*EXERCISE TASK*.
Which lines in the material below contain the word "this"? Copy each of them.

*RAW DATA*.
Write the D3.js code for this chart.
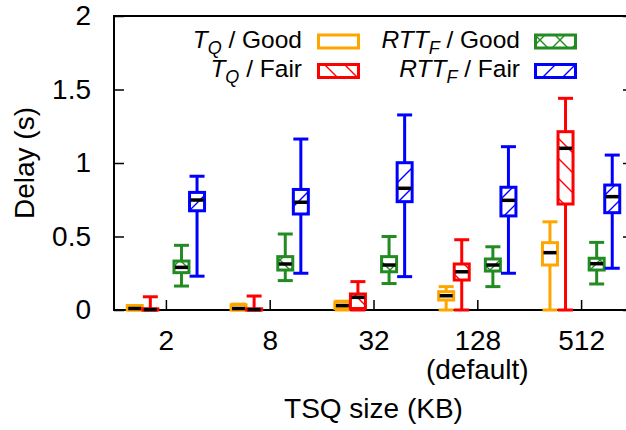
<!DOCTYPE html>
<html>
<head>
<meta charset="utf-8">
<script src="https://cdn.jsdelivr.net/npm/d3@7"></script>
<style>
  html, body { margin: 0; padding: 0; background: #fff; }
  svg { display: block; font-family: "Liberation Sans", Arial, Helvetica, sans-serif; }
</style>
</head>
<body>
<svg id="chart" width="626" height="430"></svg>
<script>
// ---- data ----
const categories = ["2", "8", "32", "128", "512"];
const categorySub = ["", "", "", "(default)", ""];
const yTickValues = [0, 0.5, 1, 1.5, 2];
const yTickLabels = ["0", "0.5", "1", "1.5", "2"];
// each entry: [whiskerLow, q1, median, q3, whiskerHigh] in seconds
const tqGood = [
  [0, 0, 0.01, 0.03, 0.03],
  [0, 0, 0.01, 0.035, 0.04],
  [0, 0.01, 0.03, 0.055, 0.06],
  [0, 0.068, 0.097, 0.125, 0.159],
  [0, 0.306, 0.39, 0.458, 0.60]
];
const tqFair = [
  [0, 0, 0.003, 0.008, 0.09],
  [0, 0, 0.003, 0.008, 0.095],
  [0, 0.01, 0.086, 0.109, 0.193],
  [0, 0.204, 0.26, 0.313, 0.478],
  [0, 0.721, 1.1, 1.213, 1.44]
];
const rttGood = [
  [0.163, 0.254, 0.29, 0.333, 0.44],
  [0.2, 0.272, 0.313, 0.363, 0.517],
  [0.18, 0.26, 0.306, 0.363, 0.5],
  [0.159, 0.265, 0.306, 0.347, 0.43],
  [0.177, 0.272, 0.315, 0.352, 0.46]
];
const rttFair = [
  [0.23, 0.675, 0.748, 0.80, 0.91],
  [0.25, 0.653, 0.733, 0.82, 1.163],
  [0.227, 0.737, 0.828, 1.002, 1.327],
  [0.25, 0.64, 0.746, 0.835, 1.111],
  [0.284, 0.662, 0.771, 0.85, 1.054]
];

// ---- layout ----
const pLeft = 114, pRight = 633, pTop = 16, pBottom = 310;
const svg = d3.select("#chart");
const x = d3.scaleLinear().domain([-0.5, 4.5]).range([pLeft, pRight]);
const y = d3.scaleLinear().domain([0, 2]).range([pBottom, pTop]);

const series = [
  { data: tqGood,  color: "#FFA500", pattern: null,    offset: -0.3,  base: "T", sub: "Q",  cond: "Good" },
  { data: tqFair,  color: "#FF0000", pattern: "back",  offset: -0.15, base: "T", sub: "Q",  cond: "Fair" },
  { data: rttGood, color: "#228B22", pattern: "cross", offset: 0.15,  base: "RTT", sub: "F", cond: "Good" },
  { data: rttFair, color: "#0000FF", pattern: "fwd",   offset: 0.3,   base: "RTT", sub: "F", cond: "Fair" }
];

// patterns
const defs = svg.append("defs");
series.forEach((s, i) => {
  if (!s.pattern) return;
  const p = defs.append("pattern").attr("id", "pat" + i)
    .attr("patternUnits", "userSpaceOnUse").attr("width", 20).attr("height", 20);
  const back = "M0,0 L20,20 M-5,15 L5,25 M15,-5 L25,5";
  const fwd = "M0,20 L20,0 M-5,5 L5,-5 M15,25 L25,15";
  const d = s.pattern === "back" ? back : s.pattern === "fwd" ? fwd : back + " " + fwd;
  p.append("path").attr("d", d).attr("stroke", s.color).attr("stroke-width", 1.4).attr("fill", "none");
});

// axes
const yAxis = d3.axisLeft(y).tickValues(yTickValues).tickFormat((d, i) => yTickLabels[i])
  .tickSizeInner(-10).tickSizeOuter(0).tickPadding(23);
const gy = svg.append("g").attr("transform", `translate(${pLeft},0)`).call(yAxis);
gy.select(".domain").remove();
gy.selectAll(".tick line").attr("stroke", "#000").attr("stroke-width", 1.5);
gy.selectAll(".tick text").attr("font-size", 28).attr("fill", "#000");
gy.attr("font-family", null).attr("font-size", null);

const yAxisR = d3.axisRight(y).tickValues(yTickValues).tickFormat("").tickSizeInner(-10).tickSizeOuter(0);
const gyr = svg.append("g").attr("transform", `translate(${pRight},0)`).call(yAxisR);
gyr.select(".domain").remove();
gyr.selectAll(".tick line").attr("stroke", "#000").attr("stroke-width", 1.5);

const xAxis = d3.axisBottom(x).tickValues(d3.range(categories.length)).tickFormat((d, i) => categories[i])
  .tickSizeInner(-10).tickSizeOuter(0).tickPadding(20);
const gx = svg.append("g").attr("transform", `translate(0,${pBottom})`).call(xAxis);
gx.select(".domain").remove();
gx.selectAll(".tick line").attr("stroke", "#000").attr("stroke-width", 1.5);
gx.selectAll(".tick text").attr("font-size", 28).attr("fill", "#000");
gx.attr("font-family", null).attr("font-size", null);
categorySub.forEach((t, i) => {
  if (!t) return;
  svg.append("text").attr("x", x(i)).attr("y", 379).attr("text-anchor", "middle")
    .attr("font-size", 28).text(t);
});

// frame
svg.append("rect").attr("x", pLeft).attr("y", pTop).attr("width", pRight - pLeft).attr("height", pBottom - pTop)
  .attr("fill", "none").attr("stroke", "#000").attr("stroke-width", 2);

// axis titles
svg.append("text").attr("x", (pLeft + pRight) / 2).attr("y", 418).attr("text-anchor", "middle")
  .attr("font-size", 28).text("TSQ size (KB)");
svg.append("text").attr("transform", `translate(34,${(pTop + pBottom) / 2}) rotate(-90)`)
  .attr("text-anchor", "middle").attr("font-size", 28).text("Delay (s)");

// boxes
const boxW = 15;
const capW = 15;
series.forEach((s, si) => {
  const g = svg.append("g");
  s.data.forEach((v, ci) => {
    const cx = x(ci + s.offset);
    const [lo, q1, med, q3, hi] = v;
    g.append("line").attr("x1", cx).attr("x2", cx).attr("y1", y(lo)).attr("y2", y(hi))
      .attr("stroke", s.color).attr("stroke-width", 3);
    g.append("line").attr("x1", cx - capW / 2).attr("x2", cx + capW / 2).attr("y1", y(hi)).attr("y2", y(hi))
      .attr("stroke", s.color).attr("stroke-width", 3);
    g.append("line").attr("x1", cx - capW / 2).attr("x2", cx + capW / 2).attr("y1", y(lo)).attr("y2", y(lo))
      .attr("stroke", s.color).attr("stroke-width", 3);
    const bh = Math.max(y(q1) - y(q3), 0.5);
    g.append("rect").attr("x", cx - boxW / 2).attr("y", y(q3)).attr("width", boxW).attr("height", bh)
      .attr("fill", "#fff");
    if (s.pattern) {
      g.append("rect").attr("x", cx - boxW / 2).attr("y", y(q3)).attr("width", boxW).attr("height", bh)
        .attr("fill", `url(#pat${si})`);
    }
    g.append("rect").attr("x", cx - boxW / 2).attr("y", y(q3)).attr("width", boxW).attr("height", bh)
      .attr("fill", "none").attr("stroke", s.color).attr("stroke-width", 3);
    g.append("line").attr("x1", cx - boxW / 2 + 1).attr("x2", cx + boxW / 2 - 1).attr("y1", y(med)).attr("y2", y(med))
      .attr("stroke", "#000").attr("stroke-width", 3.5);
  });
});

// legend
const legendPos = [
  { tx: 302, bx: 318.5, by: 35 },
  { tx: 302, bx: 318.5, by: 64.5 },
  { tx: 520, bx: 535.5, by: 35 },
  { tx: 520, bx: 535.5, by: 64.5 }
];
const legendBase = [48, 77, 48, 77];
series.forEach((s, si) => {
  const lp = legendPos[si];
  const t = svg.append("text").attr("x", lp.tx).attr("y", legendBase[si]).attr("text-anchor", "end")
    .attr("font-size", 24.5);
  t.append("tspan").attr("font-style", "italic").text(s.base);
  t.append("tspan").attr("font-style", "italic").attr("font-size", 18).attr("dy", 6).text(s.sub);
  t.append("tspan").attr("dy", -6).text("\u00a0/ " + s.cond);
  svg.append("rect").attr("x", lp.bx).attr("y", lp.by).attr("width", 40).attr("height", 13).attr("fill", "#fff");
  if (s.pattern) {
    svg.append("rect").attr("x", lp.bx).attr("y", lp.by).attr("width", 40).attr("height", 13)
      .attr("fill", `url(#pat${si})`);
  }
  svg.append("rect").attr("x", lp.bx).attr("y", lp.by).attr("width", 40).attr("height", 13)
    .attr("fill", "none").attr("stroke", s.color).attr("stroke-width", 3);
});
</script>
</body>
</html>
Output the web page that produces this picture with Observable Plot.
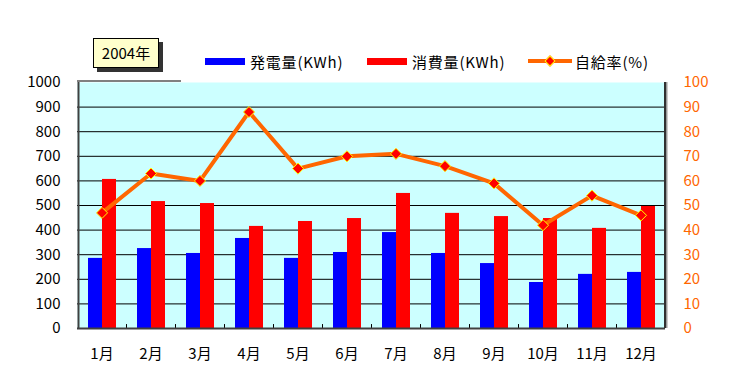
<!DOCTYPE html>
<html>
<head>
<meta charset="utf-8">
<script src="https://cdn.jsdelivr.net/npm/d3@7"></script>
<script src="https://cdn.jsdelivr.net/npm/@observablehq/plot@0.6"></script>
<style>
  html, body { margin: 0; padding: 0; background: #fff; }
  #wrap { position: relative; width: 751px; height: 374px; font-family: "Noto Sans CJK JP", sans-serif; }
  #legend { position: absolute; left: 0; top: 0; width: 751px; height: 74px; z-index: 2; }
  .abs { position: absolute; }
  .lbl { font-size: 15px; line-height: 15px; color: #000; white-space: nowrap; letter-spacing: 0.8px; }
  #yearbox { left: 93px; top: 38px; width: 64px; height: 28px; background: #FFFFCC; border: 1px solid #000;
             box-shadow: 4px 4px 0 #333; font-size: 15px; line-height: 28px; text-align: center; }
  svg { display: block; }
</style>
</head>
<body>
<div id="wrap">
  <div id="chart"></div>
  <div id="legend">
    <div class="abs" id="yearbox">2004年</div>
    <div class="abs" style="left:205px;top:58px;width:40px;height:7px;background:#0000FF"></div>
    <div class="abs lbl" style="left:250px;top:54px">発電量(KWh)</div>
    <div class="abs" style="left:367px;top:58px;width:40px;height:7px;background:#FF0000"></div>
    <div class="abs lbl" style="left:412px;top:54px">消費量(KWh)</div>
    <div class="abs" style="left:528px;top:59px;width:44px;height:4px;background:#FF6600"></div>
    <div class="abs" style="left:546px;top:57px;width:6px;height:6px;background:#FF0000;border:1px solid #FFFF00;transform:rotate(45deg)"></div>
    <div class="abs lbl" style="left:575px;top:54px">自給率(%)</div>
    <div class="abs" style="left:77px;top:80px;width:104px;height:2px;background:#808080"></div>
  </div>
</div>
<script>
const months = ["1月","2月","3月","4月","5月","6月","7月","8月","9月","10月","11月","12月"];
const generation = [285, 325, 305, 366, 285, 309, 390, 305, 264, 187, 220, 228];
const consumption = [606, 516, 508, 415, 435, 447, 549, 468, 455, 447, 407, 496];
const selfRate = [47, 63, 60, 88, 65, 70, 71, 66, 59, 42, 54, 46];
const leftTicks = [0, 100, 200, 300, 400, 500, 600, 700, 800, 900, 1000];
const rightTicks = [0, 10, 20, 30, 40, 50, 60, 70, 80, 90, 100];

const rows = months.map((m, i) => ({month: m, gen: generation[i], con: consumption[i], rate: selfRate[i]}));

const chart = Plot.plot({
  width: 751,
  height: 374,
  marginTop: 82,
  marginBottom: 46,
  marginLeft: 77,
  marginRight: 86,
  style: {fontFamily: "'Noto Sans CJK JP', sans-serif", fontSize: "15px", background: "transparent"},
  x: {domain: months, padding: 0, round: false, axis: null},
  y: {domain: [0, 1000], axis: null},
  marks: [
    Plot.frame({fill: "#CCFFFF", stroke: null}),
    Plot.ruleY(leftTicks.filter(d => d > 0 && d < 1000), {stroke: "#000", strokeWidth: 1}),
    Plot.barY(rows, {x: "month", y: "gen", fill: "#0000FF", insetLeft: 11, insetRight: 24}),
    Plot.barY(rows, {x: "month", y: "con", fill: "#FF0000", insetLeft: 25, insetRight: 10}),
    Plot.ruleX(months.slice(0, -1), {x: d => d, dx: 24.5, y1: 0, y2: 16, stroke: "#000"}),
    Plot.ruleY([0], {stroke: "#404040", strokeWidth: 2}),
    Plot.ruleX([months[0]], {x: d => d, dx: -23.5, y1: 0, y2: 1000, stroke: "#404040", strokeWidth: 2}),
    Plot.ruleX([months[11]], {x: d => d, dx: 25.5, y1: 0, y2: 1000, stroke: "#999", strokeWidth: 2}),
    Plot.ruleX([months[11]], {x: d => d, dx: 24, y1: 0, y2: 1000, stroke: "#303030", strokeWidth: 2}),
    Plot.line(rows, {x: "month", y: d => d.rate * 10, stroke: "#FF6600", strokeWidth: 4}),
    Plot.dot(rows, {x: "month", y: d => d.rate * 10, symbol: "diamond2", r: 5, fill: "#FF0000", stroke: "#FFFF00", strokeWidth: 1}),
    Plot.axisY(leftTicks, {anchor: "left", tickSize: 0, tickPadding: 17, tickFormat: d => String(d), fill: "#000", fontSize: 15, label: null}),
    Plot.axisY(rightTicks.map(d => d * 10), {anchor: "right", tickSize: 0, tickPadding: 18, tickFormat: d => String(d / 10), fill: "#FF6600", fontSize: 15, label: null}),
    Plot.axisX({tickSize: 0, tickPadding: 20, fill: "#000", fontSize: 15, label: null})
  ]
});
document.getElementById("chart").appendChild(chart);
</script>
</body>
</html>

*WRITTEN RESPONSE*.
Write the D3.js code for this chart.
Output the web page that produces this picture with Observable Plot.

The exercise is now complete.